[Data items]
---*---

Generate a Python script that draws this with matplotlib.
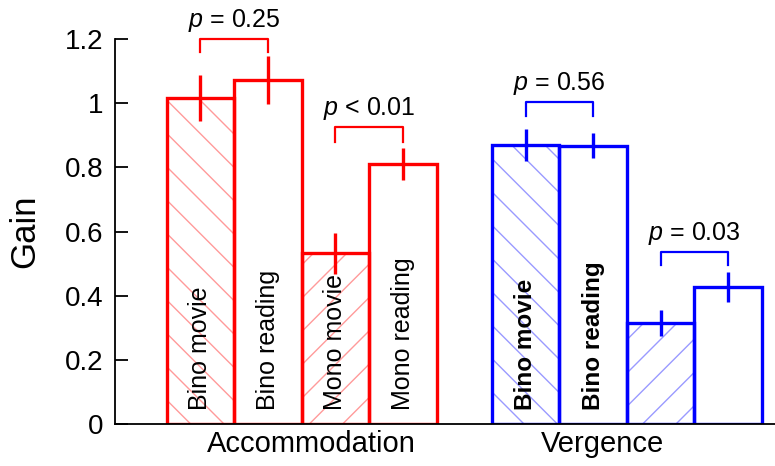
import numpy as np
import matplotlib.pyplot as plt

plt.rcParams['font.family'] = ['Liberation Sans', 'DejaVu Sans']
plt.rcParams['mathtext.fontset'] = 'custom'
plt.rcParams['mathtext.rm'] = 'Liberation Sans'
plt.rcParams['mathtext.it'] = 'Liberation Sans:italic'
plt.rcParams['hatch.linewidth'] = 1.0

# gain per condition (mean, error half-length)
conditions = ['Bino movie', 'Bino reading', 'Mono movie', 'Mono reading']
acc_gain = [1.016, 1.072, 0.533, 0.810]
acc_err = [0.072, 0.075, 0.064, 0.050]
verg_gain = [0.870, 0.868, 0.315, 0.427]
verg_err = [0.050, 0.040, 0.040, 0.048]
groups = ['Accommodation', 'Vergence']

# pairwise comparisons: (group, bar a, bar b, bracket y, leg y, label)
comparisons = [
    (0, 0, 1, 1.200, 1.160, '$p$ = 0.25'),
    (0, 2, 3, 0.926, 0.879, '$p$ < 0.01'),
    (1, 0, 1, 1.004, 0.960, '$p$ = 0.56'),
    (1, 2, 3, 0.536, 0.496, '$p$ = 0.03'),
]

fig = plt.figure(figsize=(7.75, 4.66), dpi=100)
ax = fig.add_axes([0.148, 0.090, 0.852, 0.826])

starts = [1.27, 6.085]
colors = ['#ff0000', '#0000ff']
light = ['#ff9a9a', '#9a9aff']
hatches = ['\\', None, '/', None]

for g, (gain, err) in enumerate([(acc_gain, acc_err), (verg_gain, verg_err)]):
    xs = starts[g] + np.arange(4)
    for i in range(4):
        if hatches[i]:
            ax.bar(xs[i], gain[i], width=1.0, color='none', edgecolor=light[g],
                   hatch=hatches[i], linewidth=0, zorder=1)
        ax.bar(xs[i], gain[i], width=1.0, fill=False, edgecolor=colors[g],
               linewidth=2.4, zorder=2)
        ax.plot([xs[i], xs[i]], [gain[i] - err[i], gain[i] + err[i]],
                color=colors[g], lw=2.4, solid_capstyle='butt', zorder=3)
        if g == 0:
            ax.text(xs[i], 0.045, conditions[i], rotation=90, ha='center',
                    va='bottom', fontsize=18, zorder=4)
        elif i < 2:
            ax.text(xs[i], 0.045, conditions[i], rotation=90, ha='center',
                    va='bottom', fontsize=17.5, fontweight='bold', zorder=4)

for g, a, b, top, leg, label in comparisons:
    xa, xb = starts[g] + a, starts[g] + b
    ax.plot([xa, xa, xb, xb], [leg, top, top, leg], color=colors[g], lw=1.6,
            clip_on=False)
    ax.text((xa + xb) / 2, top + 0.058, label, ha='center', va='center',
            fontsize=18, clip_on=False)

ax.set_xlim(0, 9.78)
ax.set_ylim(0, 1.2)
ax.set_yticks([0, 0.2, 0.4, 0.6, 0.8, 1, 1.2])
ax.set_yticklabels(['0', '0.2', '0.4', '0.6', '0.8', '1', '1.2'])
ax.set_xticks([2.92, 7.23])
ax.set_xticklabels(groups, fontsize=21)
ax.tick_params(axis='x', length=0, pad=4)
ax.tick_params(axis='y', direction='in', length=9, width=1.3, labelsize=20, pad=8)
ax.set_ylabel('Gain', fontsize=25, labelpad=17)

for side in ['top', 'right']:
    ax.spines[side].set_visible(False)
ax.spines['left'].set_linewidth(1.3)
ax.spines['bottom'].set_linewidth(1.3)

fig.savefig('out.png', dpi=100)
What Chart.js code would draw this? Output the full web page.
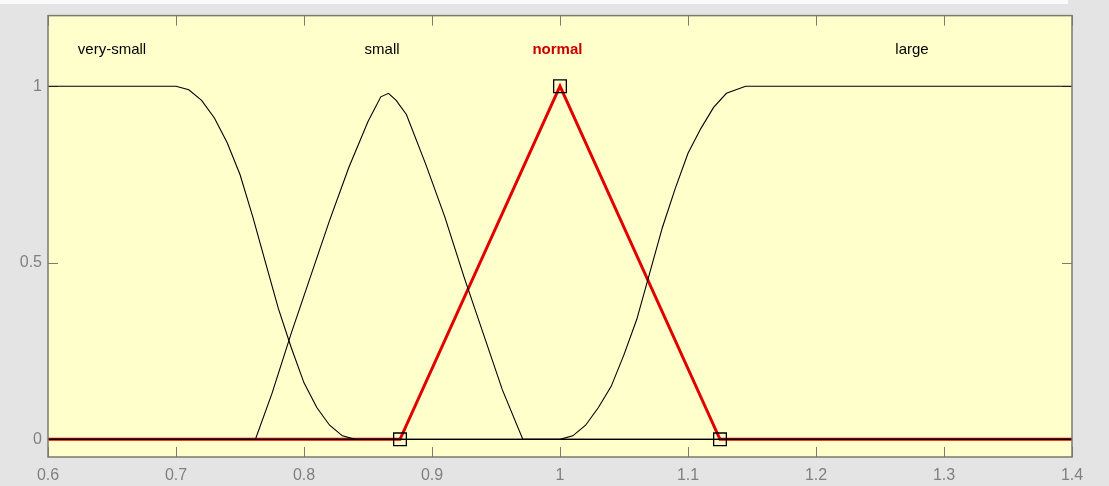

---*---

» STATED TASK:
Leave out the pictures and transcribe everything else exactly.

» SOLUTION BELOW:
Generate a Python script that draws this with matplotlib.
import numpy as np
import matplotlib.pyplot as plt

plt.rcParams['font.family'] = ['Liberation Sans', 'DejaVu Sans']
plt.rcParams['mathtext.fontset'] = 'custom'
plt.rcParams['mathtext.rm'] = 'Liberation Sans'
plt.rcParams['mathtext.it'] = 'Liberation Sans:italic'
plt.rcParams['hatch.linewidth'] = 1.0

# gain per condition (mean, error half-length)
conditions = ['Bino movie', 'Bino reading', 'Mono movie', 'Mono reading']
acc_gain = [1.016, 1.072, 0.533, 0.810]
acc_err = [0.072, 0.075, 0.064, 0.050]
verg_gain = [0.870, 0.868, 0.315, 0.427]
verg_err = [0.050, 0.040, 0.040, 0.048]
groups = ['Accommodation', 'Vergence']

# pairwise comparisons: (group, bar a, bar b, bracket y, leg y, label)
comparisons = [
    (0, 0, 1, 1.200, 1.160, '$p$ = 0.25'),
    (0, 2, 3, 0.926, 0.879, '$p$ < 0.01'),
    (1, 0, 1, 1.004, 0.960, '$p$ = 0.56'),
    (1, 2, 3, 0.536, 0.496, '$p$ = 0.03'),
]

fig = plt.figure(figsize=(7.75, 4.66), dpi=100)
ax = fig.add_axes([0.148, 0.090, 0.852, 0.826])

starts = [1.27, 6.085]
colors = ['#ff0000', '#0000ff']
light = ['#ff9a9a', '#9a9aff']
hatches = ['\\', None, '/', None]

for g, (gain, err) in enumerate([(acc_gain, acc_err), (verg_gain, verg_err)]):
    xs = starts[g] + np.arange(4)
    for i in range(4):
        if hatches[i]:
            ax.bar(xs[i], gain[i], width=1.0, color='none', edgecolor=light[g],
                   hatch=hatches[i], linewidth=0, zorder=1)
        ax.bar(xs[i], gain[i], width=1.0, fill=False, edgecolor=colors[g],
               linewidth=2.4, zorder=2)
        ax.plot([xs[i], xs[i]], [gain[i] - err[i], gain[i] + err[i]],
                color=colors[g], lw=2.4, solid_capstyle='butt', zorder=3)
        if g == 0:
            ax.text(xs[i], 0.045, conditions[i], rotation=90, ha='center',
                    va='bottom', fontsize=18, zorder=4)
        elif i < 2:
            ax.text(xs[i], 0.045, conditions[i], rotation=90, ha='center',
                    va='bottom', fontsize=17.5, fontweight='bold', zorder=4)

for g, a, b, top, leg, label in comparisons:
    xa, xb = starts[g] + a, starts[g] + b
    ax.plot([xa, xa, xb, xb], [leg, top, top, leg], color=colors[g], lw=1.6,
            clip_on=False)
    ax.text((xa + xb) / 2, top + 0.058, label, ha='center', va='center',
            fontsize=18, clip_on=False)

ax.set_xlim(0, 9.78)
ax.set_ylim(0, 1.2)
ax.set_yticks([0, 0.2, 0.4, 0.6, 0.8, 1, 1.2])
ax.set_yticklabels(['0', '0.2', '0.4', '0.6', '0.8', '1', '1.2'])
ax.set_xticks([2.92, 7.23])
ax.set_xticklabels(groups, fontsize=21)
ax.tick_params(axis='x', length=0, pad=4)
ax.tick_params(axis='y', direction='in', length=9, width=1.3, labelsize=20, pad=8)
ax.set_ylabel('Gain', fontsize=25, labelpad=17)

for side in ['top', 'right']:
    ax.spines[side].set_visible(False)
ax.spines['left'].set_linewidth(1.3)
ax.spines['bottom'].set_linewidth(1.3)

fig.savefig('out.png', dpi=100)
What Chart.js code would draw this? Output the full web page.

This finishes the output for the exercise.